[TASK STATEMENT]
Quote all of the data that follows exactly as written, skipping the images.

— BEGIN —

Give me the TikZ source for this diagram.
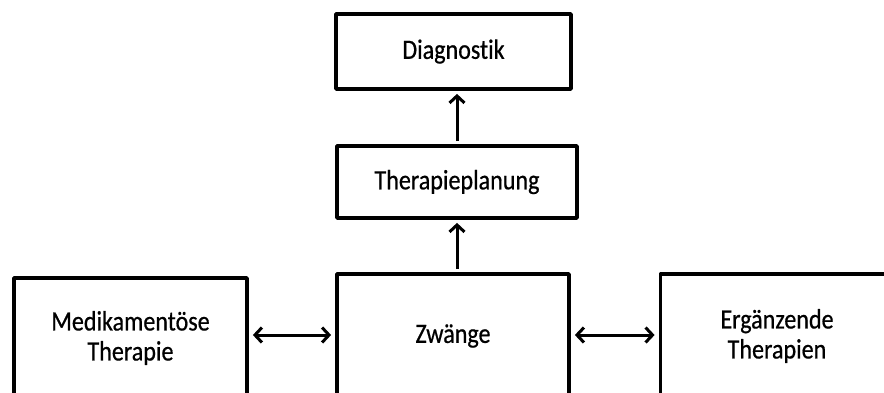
\documentclass[tikz,border=0pt]{standalone}
\usepackage{fontspec}
\setmainfont[FakeStretch=0.86,FakeBold=0.6,Ligatures=NoCommon]{Carlito}
\usetikzlibrary{arrows.meta}
\begin{document}
\begin{tikzpicture}[x=1pt,y=-1pt,
  box/.style={draw=black,line width=3.8pt,line join=round,rectangle,inner sep=0pt,
    font=\fontsize{28}{30}\selectfont,align=center,fill=white},
  conn/.style={line width=3pt,-{Straight Barb[length=7pt,width=15pt,line width=3pt]}},
  dconn/.style={line width=3pt,{Straight Barb[length=7pt,width=15pt,line width=3pt]}-{Straight Barb[length=7pt,width=15pt,line width=3pt]}}]
\useasboundingbox (0,0) rectangle (884,392);
\clip (0,0) rectangle (884,392);
\fill[white] (0,0) rectangle (884,392);
\node[box,minimum width=235pt,minimum height=75pt] (diag) at (453.5,51.5) {Diagnostik};
\node[box,minimum width=240pt,minimum height=72pt] (plan) at (457,182) {Therapieplanung};
\node[box,minimum width=232pt,minimum height=124pt] (zw) at (453,336) {Zwänge};
\node[box,minimum width=233pt,minimum height=120pt] (med) at (130.5,338) {Medikamentöse\\Therapie};
\node[box,minimum width=233pt,minimum height=124pt] (erg) at (777,336) {Ergänzende\\Therapien};
\draw[conn] (zw.north -| 457,0) ++(0,-3) -- ([yshift=-3pt]plan.south -| 457,0);
\draw[conn] ([yshift=3pt]plan.north -| 457,0) -- ([yshift=-3pt]diag.south -| 457,0);
\draw[dconn] ([xshift=4pt]med.east |- 0,335) -- ([xshift=-4pt]zw.west |- 0,335);
\draw[dconn] ([xshift=4pt]zw.east |- 0,335) -- ([xshift=-4pt]erg.west |- 0,335);
\end{tikzpicture}
\end{document}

— END —

[ANSWER TO THIS TASK]
Give me the TikZ source for this diagram.
\documentclass[tikz,border=0pt]{standalone}
\usepackage{fontspec}
\setmainfont[FakeStretch=0.86,FakeBold=0.6,Ligatures=NoCommon]{Carlito}
\usetikzlibrary{arrows.meta}
\begin{document}
\begin{tikzpicture}[x=1pt,y=-1pt,
  box/.style={draw=black,line width=3.8pt,line join=round,rectangle,inner sep=0pt,
    font=\fontsize{28}{30}\selectfont,align=center,fill=white},
  conn/.style={line width=3pt,-{Straight Barb[length=7pt,width=15pt,line width=3pt]}},
  dconn/.style={line width=3pt,{Straight Barb[length=7pt,width=15pt,line width=3pt]}-{Straight Barb[length=7pt,width=15pt,line width=3pt]}}]
\useasboundingbox (0,0) rectangle (884,392);
\clip (0,0) rectangle (884,392);
\fill[white] (0,0) rectangle (884,392);
\node[box,minimum width=235pt,minimum height=75pt] (diag) at (453.5,51.5) {Diagnostik};
\node[box,minimum width=240pt,minimum height=72pt] (plan) at (457,182) {Therapieplanung};
\node[box,minimum width=232pt,minimum height=124pt] (zw) at (453,336) {Zwänge};
\node[box,minimum width=233pt,minimum height=120pt] (med) at (130.5,338) {Medikamentöse\\Therapie};
\node[box,minimum width=233pt,minimum height=124pt] (erg) at (777,336) {Ergänzende\\Therapien};
\draw[conn] (zw.north -| 457,0) ++(0,-3) -- ([yshift=-3pt]plan.south -| 457,0);
\draw[conn] ([yshift=3pt]plan.north -| 457,0) -- ([yshift=-3pt]diag.south -| 457,0);
\draw[dconn] ([xshift=4pt]med.east |- 0,335) -- ([xshift=-4pt]zw.west |- 0,335);
\draw[dconn] ([xshift=4pt]zw.east |- 0,335) -- ([xshift=-4pt]erg.west |- 0,335);
\end{tikzpicture}
\end{document}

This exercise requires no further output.